SAN FRANCISCO – Victor Conte, mastermind of the Bay Area Laboratory Co-Operative, is talking and the judge in the Barry Bonds federal perjury case on Wednesday signed the latest version of the government order that has made possible the release of key grand jury testimony.

Conte and the other three original defendants in BALCO are likely to be free to talk to the media about the now unprotected documents. The first bit of information disclosed was confirmation that boxer Shane Mosley injected himself with the doping agent EPO before a fight against Oscar De La Hoya in 2003.
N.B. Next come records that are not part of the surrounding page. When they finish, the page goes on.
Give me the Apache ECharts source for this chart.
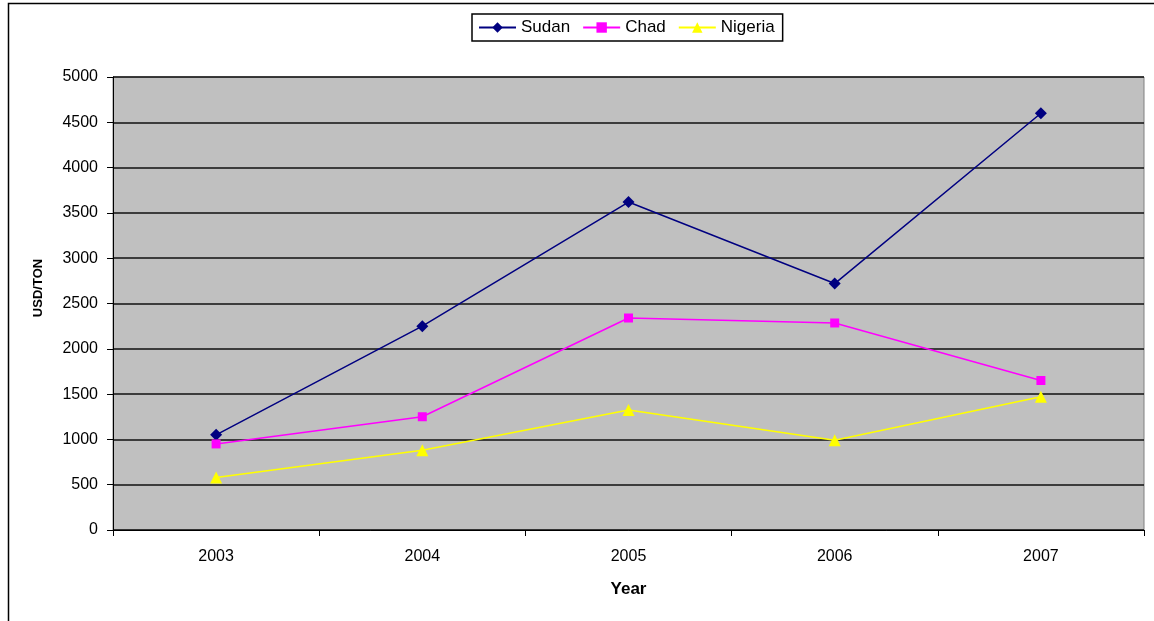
<!DOCTYPE html>
<html>
<head>
<meta charset="utf-8">
<script src="https://cdn.jsdelivr.net/npm/echarts@6/dist/echarts.min.js"></script>
<style>
  html, body { margin: 0; padding: 0; background: #fff; }
  #chart { width: 1154px; height: 621px; }
</style>
</head>
<body>
<div id="chart"></div>
<script>
// data
const years = ["2003", "2004", "2005", "2006", "2007"];
const sudan = [1050, 2250, 3620, 2720, 4600];
const chad = [950, 1250, 2340, 2285, 1650];
const nigeria = [580, 880, 1325, 990, 1470];

const chart = echarts.init(document.getElementById("chart"));

function lineSeries(name, data, color, symbol, size) {
  return {
    name: name,
    type: "line",
    data: data,
    symbol: symbol,
    symbolSize: size,
    showAllSymbol: true,
    lineStyle: { color: color, width: 1.5 },
    itemStyle: { color: color },
  };
}

chart.setOption({
  animation: false,
  textStyle: { fontFamily: "Liberation Sans, Arial, sans-serif" },
  graphic: [
    {
      // outer chart frame (right/bottom run off the picture)
      type: "rect",
      shape: { x: 8.5, y: 3.5, width: 1160, height: 640 },
      style: { fill: "none", stroke: "#000", lineWidth: 1.5 },
      z: -1,
    },
    {
      type: "text",
      x: 38,
      y: 288,
      rotation: Math.PI / 2,
      style: {
        text: "USD/TON",
        fill: "#000",
        font: "bold 13px Liberation Sans, Arial, sans-serif",
        align: "center",
        verticalAlign: "middle",
      },
    },
  ],
  legend: {
    top: 14,
    left: 472,
    padding: [5, 8, 5, 6],
    borderColor: "#000",
    borderWidth: 1.5,
    itemWidth: 37,
    itemHeight: 13,
    itemGap: 12,
    textStyle: { color: "#000", fontSize: 17 },
    data: ["Sudan", "Chad", "Nigeria"],
  },
  grid: {
    left: 113,
    right: 10,
    top: 77,
    bottom: 91,
    show: true,
    backgroundColor: "#c0c0c0",
    borderColor: "#808080",
    borderWidth: 1,
  },
  xAxis: {
    type: "category",
    data: years,
    boundaryGap: true,
    name: "Year",
    nameLocation: "middle",
    nameGap: 51,
    nameTextStyle: { color: "#000", fontSize: 17, fontWeight: "bold" },
    axisLine: { lineStyle: { color: "#000", width: 1 } },
    axisTick: { show: true, length: 6, lineStyle: { color: "#000" } },
    axisLabel: { color: "#000", fontSize: 16, margin: 19 },
  },
  yAxis: {
    type: "value",
    min: 0,
    max: 5000,
    interval: 500,
    axisLine: { show: true, lineStyle: { color: "#000", width: 1 } },
    axisTick: { show: true, length: 6, lineStyle: { color: "#000" } },
    axisLabel: {
      color: "#000",
      fontSize: 16,
      margin: 15,
      formatter: (v) => String(v),
    },
    splitLine: { show: true, lineStyle: { color: "#111", width: 1.5 } },
  },
  series: [
    lineSeries("Sudan", sudan, "#000080", "diamond", 12),
    lineSeries("Chad", chad, "#ff00ff", "rect", 9),
    lineSeries("Nigeria", nigeria, "#ffff00", "triangle", 12),
  ],
});
</script>
</body>
</html>
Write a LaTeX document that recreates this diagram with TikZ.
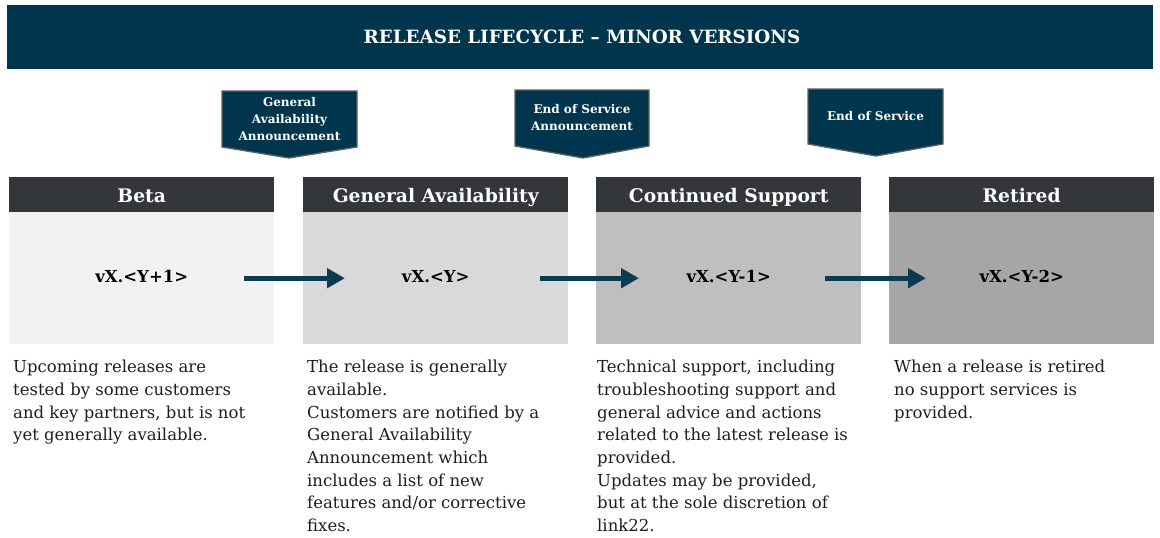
\documentclass[tikz,border=0pt]{standalone}
\usepackage{fontspec}
\setmainfont{DejaVu Serif}
\usetikzlibrary{arrows.meta}
\definecolor{navy}{RGB}{0,54,77}
\definecolor{hdrgray}{RGB}{52,55,57}
\definecolor{arrowblue}{RGB}{12,58,80}
\definecolor{calloutedge}{RGB}{95,95,95}
\definecolor{bodyA}{RGB}{242,242,242}
\definecolor{bodyB}{RGB}{217,217,217}
\definecolor{bodyC}{RGB}{191,191,191}
\definecolor{bodyD}{RGB}{166,166,166}
\definecolor{txt}{RGB}{30,30,30}
\tikzset{
  hdr/.style={fill=hdrgray, text=white, anchor=north west, minimum width=265pt, minimum height=36pt, inner sep=0pt, text height=14pt, text depth=0pt, font=\bfseries\fontsize{18.7}{21}\selectfont},
  phasebody/.style={anchor=north west, minimum width=265pt, minimum height=132pt, inner sep=0pt, text height=12pt, text depth=3pt, font=\bfseries\fontsize{16.5}{19}\selectfont, text=black},
  desc/.style={anchor=north west, inner sep=0pt, align=left, text=txt, font=\fontsize{16.5}{22.7}\selectfont},
  callouttext/.style={text=white, align=center, inner sep=0pt, font=\bfseries\fontsize{12}{17}\selectfont},
  callout/.style={fill=navy, draw=calloutedge, line width=1.3pt},
  flow/.style={draw=arrowblue, line width=5pt, -{Triangle[length=18pt,width=19pt]}}
}
\begin{document}
\begin{tikzpicture}[x=1pt,y=-1pt]
\useasboundingbox (0,0) rectangle (1160,538);
% title bar
\fill[navy] (7,5) rectangle (1153,69);
\node[text=white, font=\bfseries\fontsize{18.3}{20}\selectfont] (title) at (582,37) {RELEASE LIFECYCLE – MINOR VERSIONS};

% callouts
\draw[callout] (222,91) -- (357,91) -- (357,147) -- (289,158) -- (222,147) -- cycle;
\node[callouttext] (c1) at (289.5,119) {General\\Availability\\Announcement};
\draw[callout] (515,90) -- (649,90) -- (649,146) -- (583,158) -- (515,146) -- cycle;
\node[callouttext] (c2) at (582,118) {End of Service\\Announcement};
\draw[callout] (808,89) -- (943,89) -- (943,144) -- (876,156) -- (808,144) -- cycle;
\node[callouttext] (c3) at (875.5,116) {End of Service};

% headers
\node[hdr] (h1) at (9,177) {Beta};
\node[hdr] (h2) at (303,177) {General Availability};
\node[hdr] (h3) at (596,177) {Continued Support};
\node[hdr] (h4) at (889,177) {Retired};

% bodies
\node[phasebody, fill=bodyA] (b1) at (9,212) {vX.<Y+1>};
\node[phasebody, fill=bodyB] (b2) at (303,212) {vX.<Y>};
\node[phasebody, fill=bodyC] (b3) at (596,212) {vX.<Y-1>};
\node[phasebody, fill=bodyD] (b4) at (889,212) {vX.<Y-2>};

% arrows
\draw[flow] ([xshift=-30pt]b1.east) -- ([xshift=42pt]b2.west);
\draw[flow] ([xshift=-28pt]b2.east) -- ([xshift=43pt]b3.west);
\draw[flow] ([xshift=-36pt]b3.east) -- ([xshift=37pt]b4.west);

% descriptions
\node[desc] (d1) at (13,360) {Upcoming releases are\\tested by some customers\\and key partners, but is not\\yet generally available.};
\node[desc] (d2) at (307,360) {The release is generally\\available.\\Customers are notified by a\\General Availability\\Announcement which\\includes a list of new\\features and/or corrective\\fixes.};
\node[desc] (d3) at (597,360) {Technical support, including\\troubleshooting support and\\general advice and actions\\related to the latest release is\\provided.\\Updates may be provided,\\but at the sole discretion of\\link22.};
\node[desc] (d4) at (894,360) {When a release is retired\\no support services is\\provided.};
\end{tikzpicture}
\end{document}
Though the government was granted its request that sealed materials remain sealed, experts say much of the long secret case will now likely become public. "Witnesses or defendants are free to talk," said Charles La Bella, a former U. S. attorney and former chief of the criminal division for the Southern District of California who now practices criminal defense law in San Diego. "It's a question of freedom of speech. By talking about documents they could virtually release everything without releasing the documents themselves."

Why would the government have been compelled to amend the very order it just requested last week? Perhaps because prosecutors did not want to be accused of leaks.

"The defense attorneys did not want the government accusing them of somehow violating sealing orders," said David Schindler, a former assistant U.S attorney and partner at Latham and Watkins. "So they wanted to understand what exactly the government had intended. When the government went back and reviewed their original order, they likely concluded it was sufficiently ambiguous. Hence, they filed the amended order."

The rule clarification may also be a warning shot to the original defendants – but it does not appear it will stop Conte from talking.

"Absent a protective order, I don’t think there is anything in the federal rules that prevents Conte from disclosing whatever he wants to disclose," said Bill Edlund, an attorney who has worked on cases before Judge Illston that involved protective orders.

Added La Bella: "I think [Conte's] in a situation anomalous to a grand juror. A grand juror is not prohibited from talking about his testimony. A witness is free to say whatever he wants."

A spokesman for the U.S. Attorney’s office said the amended order was to "clarify the previous order." But the only thing the government has made clear is that it will not "make public" the files or unseal previously sealed materials.

Even in its Monday filing, the government did not argue specifically that Conte and the other original defendants are prevented from talking to the media.